If the English visit may be regarded as having finished Voltaire's education, the Cirey residence was the first stage of his literary manhood. He had written important and characteristic work before, but had not decided a direction. He now obtained a settled home for many years and, taught by his numerous brushes with the authorities, he began his future habit of keeping out of personal harm's way, and of at once denying any awkward responsibility, which made him for nearly half a century at once the leader of European heretics in regard to all established ideas. It was not till the summer of 1734 that Cirey, a half-dismantled country house on the borders of Champagne, France and Lorraine, was fitted up with Voltaire's money and became the headquarters of himself, of his hostess, and now and then of her accommodating husband.
Many pictures of the life here, some of them not a little malicious, survive. Emilie's temper was violent, and after a time she sought lovers who were not so much des cérébraux as Voltaire. Nevertheless, it provided him with a safe and comfortable retreat, and with every opportunity for literary work. In March 1735 the hat was formally taken off him, and he was at liberty to return to Paris, a liberty of which he availed himself sparingly. At Cirey he wrote indefatigably and did not neglect business. The principal literary results of his early years here were the Discours en vers sur l'Homme, the play of Aizire and L'Enfant prodigue (1736), and a long treatise on the Newtonian system which he and Madame du Chatelet wrote together. But, as usual, Voltaire's extraordinary literary industry was shown rather in a vast amount of fugitive writings than in substantive works, though for the whole space of his Cirey residence he was engaged in writing, adding to, and altering the Puerile.

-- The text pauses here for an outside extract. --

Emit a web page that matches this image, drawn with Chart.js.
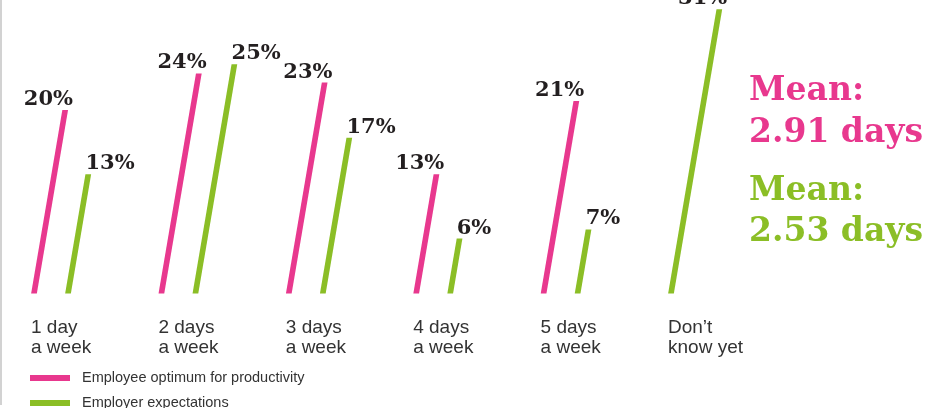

In the very first days at Cirey he had written a pamphlet with the title of Treatise on Metaphysics. In March 1736 he received his first letter from Frederick II of Prussia, then crown prince. He was soon again in trouble, this time for the poem, Le Mondain, and he at once crossed the frontier and made for Brussels. He spent about three months in the Low Countries, but in March 1737 returned to Cirey and continued writing, making experiments in physics (he had at this time a large laboratory), and busying himself with iron-founding, the chief industry of the district.
The best-known accounts of Cirey life, those of Madame de Grafigny, date from the winter of 1738-39; they are very amusing, depicting the frequent quarrels between Madame du Chatelet and Voltaire, his intense suffering under criticism, his constant dread of the surreptitious publication of the Pucelle (which nevertheless he could not keep his hands from writing or his tongue from reciting to his visitors), and so forth. The chief and most galling of his critics at this time was the Abbé Desfontaines, and the chief of Desfontaines's attacks was entitled La Voltairomanie, in reply to a libel of Voltaire's called Le Préservatif.

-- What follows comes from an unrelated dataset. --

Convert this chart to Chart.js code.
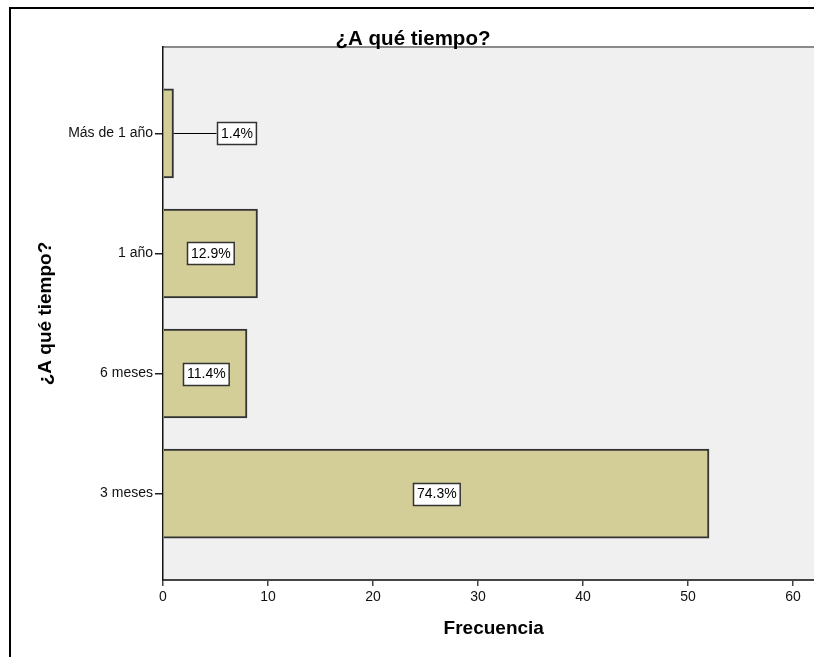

Both combatants had, according to the absurd habit of the time, to disown their works, Desfontaines's disavowal being formal and needing all Voltaire's own influence both at home and abroad to bring it about. For he had as little notion of tolerance towards others as of dignity in himself.
In April 1739 a journey was made to Brussels, to Paris, and then again to Brussels, which was the headquarters for a considerable time, owing to some law affairs, of the Du Chatelets. Frederick, now king of Prussia, made not a few efforts to get Voltaire away from Madame du Chatelet, but unsuccessfully, and the king earned the lady's cordial hatred by persistently refusing or omitting to invite her.